Member of Parliament, Lok Sabha
- In office 1989–1996
- Preceded by: Seth Hembram
- Succeeded by: Thomas Hansda
- Constituency: Rajmahal

Personal details
- Born: 25 December 1947 Dumaria, Sahibganj district, Bihar (Now Jharkhand)
- Died: 13 April 2021 (aged 73) Rabindranath Tagore Hospital, Kolkata, West Bengal
- Party: Jharkhand Mukti Morcha
- Spouse: Sushila Hansda
- Children: Dinesh William Marandi Srishti Aslen Marandi
- Profession: Social Worker, Agriculturist, Sportsman, Industrialist and Management Consultant

= Simon Marandi =

Indian politician (1947–2021)

Simon Marandi was an Indian politician. He was elected to the Lok Sabha, the lower house of the Parliament of India from Rajmahal as a member of the Jharkhand Mukti Morcha from 1989 to 1996.

== Political career ==
He was elected to Bihar Legislative Assembly in 1977 by defeating the then incumbent Marang Murmu by 149 votes from Litipara. He won Litipara in 1980 Bihar Legislative Assembly election, 1985 Bihar Legislative Assembly election, 2009 Jharkhand Legislative Assembly election at Litipara. He was Minister of Rural Development in first Hemant Soren ministry from 13 July 2013 to 28 December 2014.
In 2014, he joined Bharatiya Janata Party and contested in Littipara but lost to Dr.

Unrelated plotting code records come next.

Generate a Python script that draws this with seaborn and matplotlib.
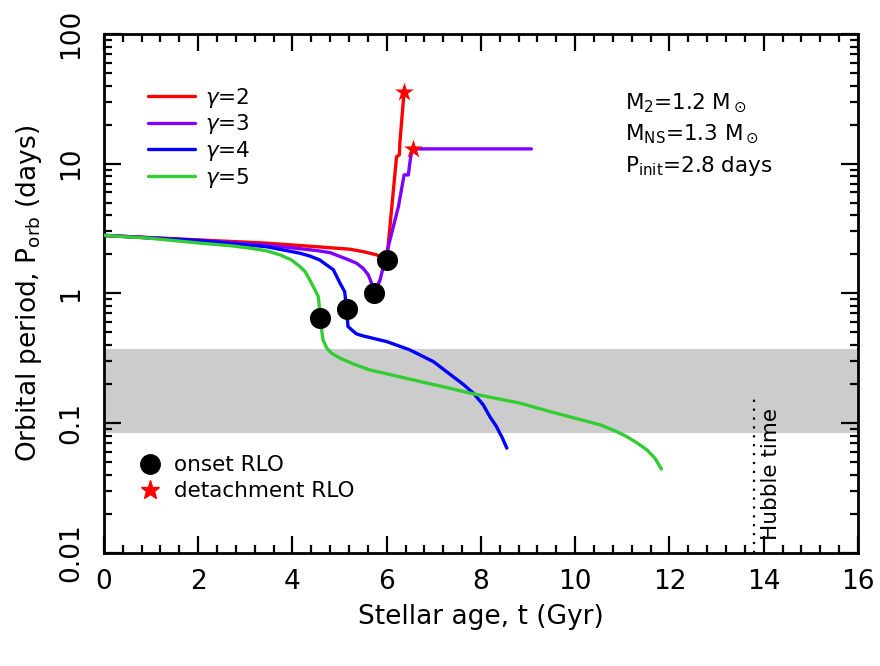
import numpy as np
import pandas as pd
import seaborn as sns
import matplotlib.pyplot as plt
from matplotlib.lines import Line2D
from matplotlib.ticker import FixedLocator, LogLocator, MultipleLocator, NullFormatter

# Orbital period evolution for different magnetic braking index gamma
t_g2 = [0, 2.04, 3.45, 4.51, 5.22, 5.50, 5.79, 6.0, 6.03, 6.21, 6.27, 6.28, 6.37]
p_g2 = [2.8, 2.58, 2.44, 2.29, 2.19, 2.10, 1.98, 1.81, 2.30, 11.3, 11.7, 14.4, 36]

t_g3 = [0, 2.04, 3.45, 4.51, 4.80, 5.15, 5.36, 5.50, 5.61, 5.68, 5.74, 5.86, 6.07, 6.25, 6.37, 6.46, 6.51, 6.55, 9.07]
p_g3 = [2.8, 2.56, 2.36, 2.14, 2.06, 1.84, 1.71, 1.56, 1.39, 1.20, 1.0, 1.27, 2.58, 4.67, 8.19, 8.19, 11.3, 13.0, 13.0]

t_g4 = [0, 2.04, 3.45, 4.16, 4.37, 4.58, 4.87, 5.01, 5.11, 5.15, 5.18, 5.26, 5.36, 5.50, 6.0, 6.49, 6.99,
        7.41, 7.62, 7.84, 8.05, 8.19, 8.33, 8.40, 8.44, 8.55]
p_g4 = [2.8, 2.55, 2.29, 2.04, 1.94, 1.81, 1.52, 1.20, 1.03, 0.755, 0.555, 0.523, 0.487, 0.470, 0.425, 0.367, 0.298,
        0.228, 0.1995, 0.170, 0.138, 0.112, 0.094, 0.0837, 0.0788, 0.0641]

t_g5 = [0, 0.98, 2.04, 2.74, 3.10, 3.45, 3.74, 3.98, 4.16, 4.27, 4.37, 4.48, 4.55, 4.58, 4.62, 4.65, 4.73, 4.83,
        5.01, 5.29, 5.64, 6.0, 6.71, 7.41, 7.84, 8.83, 9.46, 10.53, 10.88, 11.09, 11.30, 11.52, 11.69, 11.83]
p_g5 = [2.8, 2.66, 2.44, 2.32, 2.23, 2.13, 1.98, 1.81, 1.61, 1.47, 1.27, 1.06, 0.945, 0.746, 0.523, 0.438, 0.378, 0.346,
        0.317, 0.286, 0.257, 0.240, 0.209, 0.183, 0.168, 0.1425, 0.1228, 0.0969, 0.0861, 0.0788, 0.0708, 0.0622, 0.0537, 0.0442]

gammas = ['2', '3', '4', '5']
colors = ['#ff0000', '#8000ff', '#0000ff', '#33cc33']

# onset / detachment of Roche-lobe overflow
t_onset = [6.0, 5.74, 5.15, 4.58]
p_onset = [1.81, 1.0, 0.755, 0.644]
t_detach = [6.37, 6.55]
p_detach = [36, 13.0]

# UCXB period window (2 - 9 hr) and Hubble time
band_lo, band_hi = 2 / 24, 9 / 24
t_hubble = 13.8

frames = []
for g, t, p in zip(gammas, [t_g2, t_g3, t_g4, t_g5], [p_g2, p_g3, p_g4, p_g5]):
    frames.append(pd.DataFrame({'t': t, 'P': p, 'gamma': g}))
df = pd.concat(frames, ignore_index=True)

sns.set_style('ticks')
plt.rcParams['font.family'] = ['DejaVu Sans']
plt.rcParams['text.color'] = 'black'
plt.rcParams['axes.labelcolor'] = 'black'
plt.rcParams['xtick.color'] = 'black'
plt.rcParams['ytick.color'] = 'black'

fig = plt.figure(figsize=(8.8, 6.66), dpi=100)
ax = fig.add_axes([0.118, 0.170, 0.857, 0.779])

ax.axhspan(band_lo, band_hi, color='#cccccc', lw=0, zorder=0)

sns.lineplot(data=df, x='t', y='P', hue='gamma', palette=colors, sort=False,
             estimator=None, lw=2.4, legend=False, ax=ax, zorder=3)

ax.scatter(t_onset, p_onset, s=230, color='black', zorder=5, lw=0)
ax.scatter(t_detach, p_detach, s=200, marker='*', color='red', zorder=6, lw=0)

ax.plot([t_hubble, t_hubble], [0.01, 0.155], ls=(0, (1, 3)), color='black', lw=1.6)
ax.text(14.15, 0.0126, 'Hubble time', rotation=90, ha='center', va='bottom', fontsize=15.5)

ax.set_yscale('log')
ax.set_xlim(0, 16)
ax.set_ylim(0.01, 100)

ax.xaxis.set_major_locator(MultipleLocator(2))
ax.xaxis.set_minor_locator(MultipleLocator(0.4))
ax.yaxis.set_major_locator(FixedLocator([0.01, 0.1, 1, 10, 100]))
ax.yaxis.set_minor_locator(LogLocator(base=10, subs=np.arange(2, 10)))
ax.yaxis.set_minor_formatter(NullFormatter())
ax.set_yticklabels(['0.01', '0.1', '1', '10', '100'])

ax.tick_params(which='both', direction='in', top=True, right=True, width=1.6)
ax.tick_params(which='major', length=12, labelsize=19)
ax.tick_params(which='minor', length=6)
ax.tick_params(axis='x', pad=12)
ax.tick_params(axis='y', pad=14)
for lab in ax.get_yticklabels():
    lab.set_rotation(90)
    lab.set_va('center')
for s in ax.spines.values():
    s.set_linewidth(2)
    s.set_color('black')

ax.set_xlabel('Stellar age, t (Gyr)', fontsize=19, labelpad=6)
ax.set_ylabel('Orbital period, P$_{\\rm orb}$ (days)', fontsize=19)
ax.yaxis.set_label_coords(-0.080, 0.5)

# gamma legend
handles = [Line2D([], [], color=c, lw=2.4) for c in colors]
leg1 = ax.legend(handles, ['$\\gamma$=' + g for g in gammas], loc='upper left',
                 bbox_to_anchor=(0.058, 0.900), frameon=False, fontsize=15.5,
                 handlelength=2.2, handletextpad=0.45, labelspacing=0.12,
                 borderpad=0, borderaxespad=0)
ax.add_artist(leg1)

# marker legend
mh = [Line2D([], [], ls='none', marker='o', ms=14, color='black'),
      Line2D([], [], ls='none', marker='*', ms=14, color='red')]
ax.legend(mh, ['onset RLO', 'detachment RLO'], loc='upper left',
          bbox_to_anchor=(0.045, 0.188), frameon=False, fontsize=15.5,
          handlelength=1.1, handletextpad=0.6, labelspacing=0.28,
          borderpad=0, borderaxespad=0)

txt_kw = dict(transform=ax.transAxes, fontsize=15.5, ha='left', va='center')
ax.text(0.691, 0.867, 'M$_2$=1.2 M$_\\odot$', **txt_kw)
ax.text(0.691, 0.807, 'M$_{\\rm NS}$=1.3 M$_\\odot$', **txt_kw)
ax.text(0.691, 0.746, 'P$_{\\rm init}$=2.8 days', **txt_kw)

fig.savefig('out.png', dpi=100)
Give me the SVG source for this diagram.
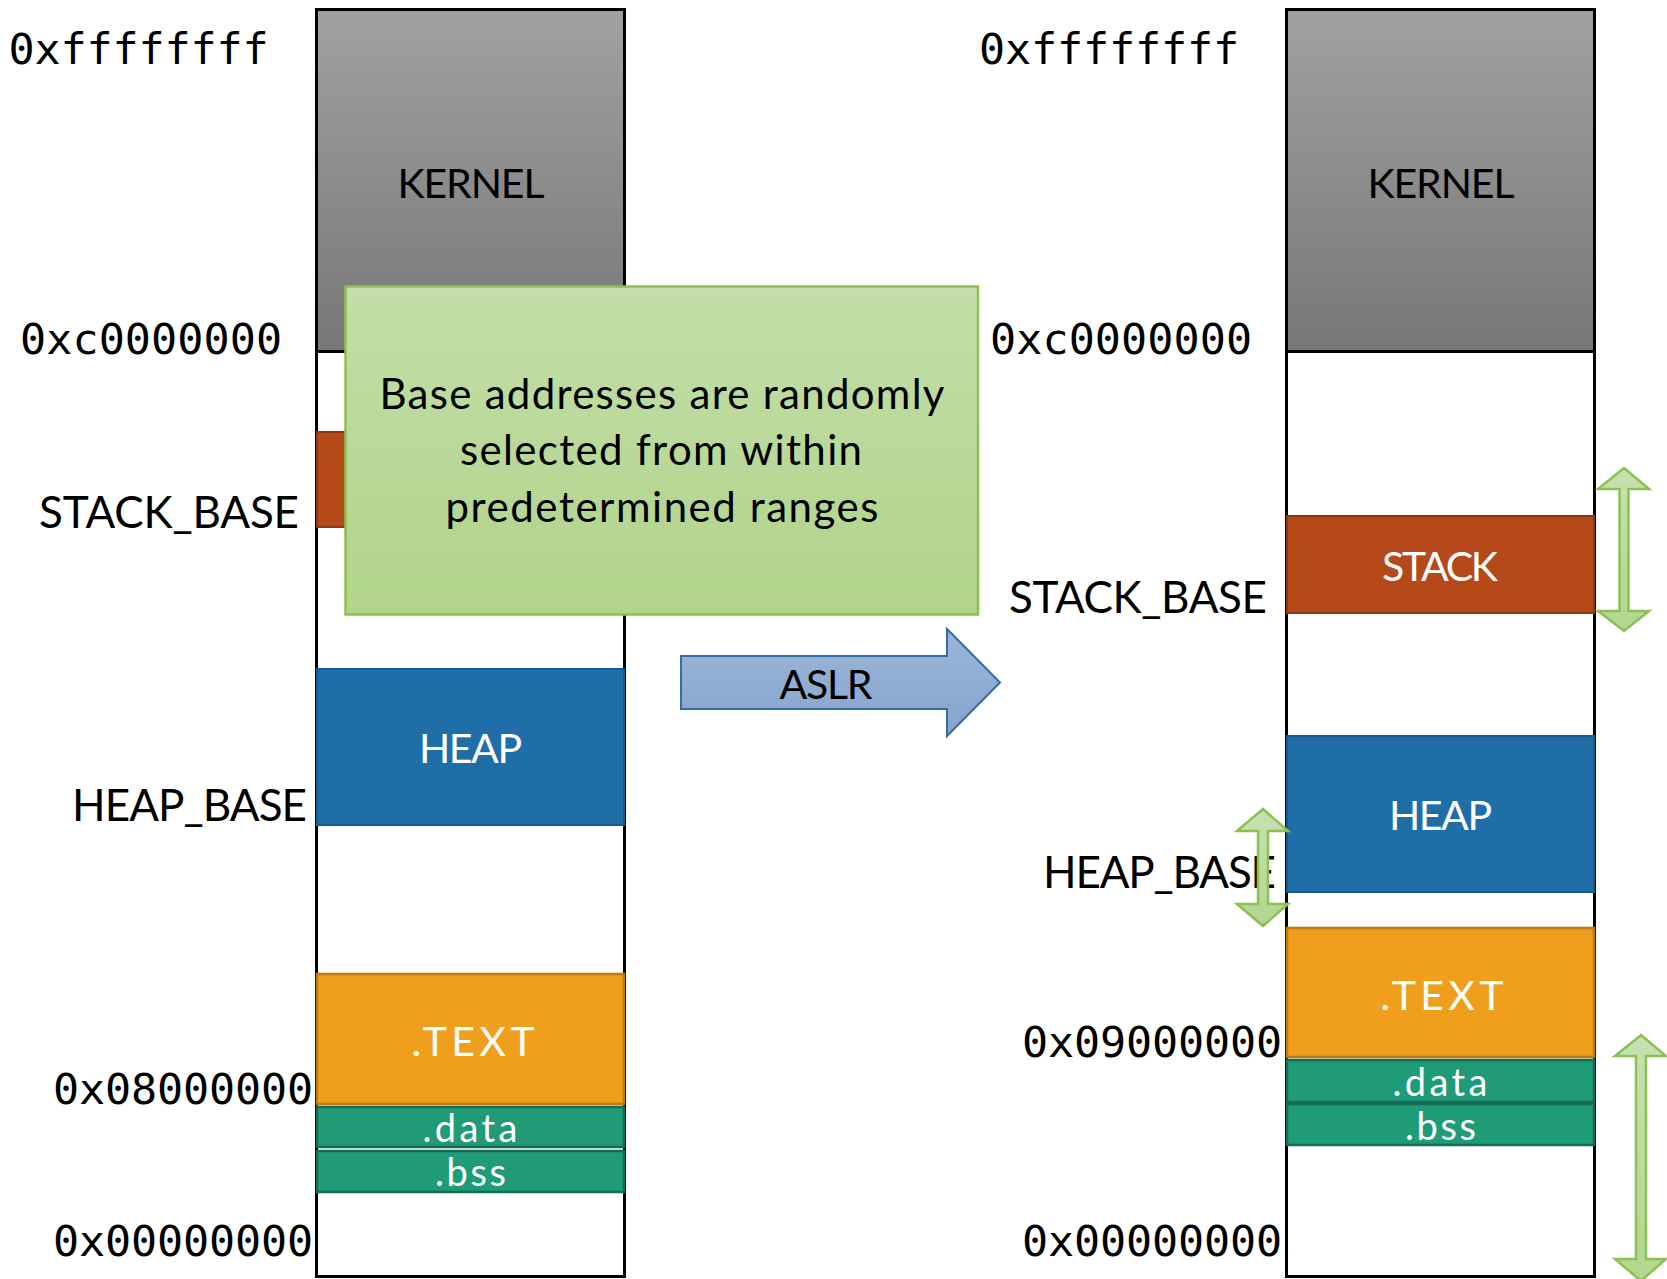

Anil Murmu of Jharkhand Mukti Morcha but for 2017 by-election, Marandi returned to Jharkhand Mukti Morcha and won the seat.
In 2019, Dinesh William Marandi contested the polls in 2019 Jharkhand Legislative Assembly election after Marandi sidelined himself due to ill health.

== Controversy ==
On 12 December 2017, the Bharatiya Janata Party called for Marandi's suspension from the Jharkhand Legislative Assembly for organizing a kissing contest for tribal couples in Pakur.

== Personal life ==
He married Sushila Hansda and had a daughter Srishti Aslen Marandi and son Dinesh William Marandi who won the 2019 Jharkhand Legislative Assembly election from Litipara.

In April 2021, he died of a cardiac ailment at Rabindranath Tagore Hospital, Kolkata, West Bengal at age of 73.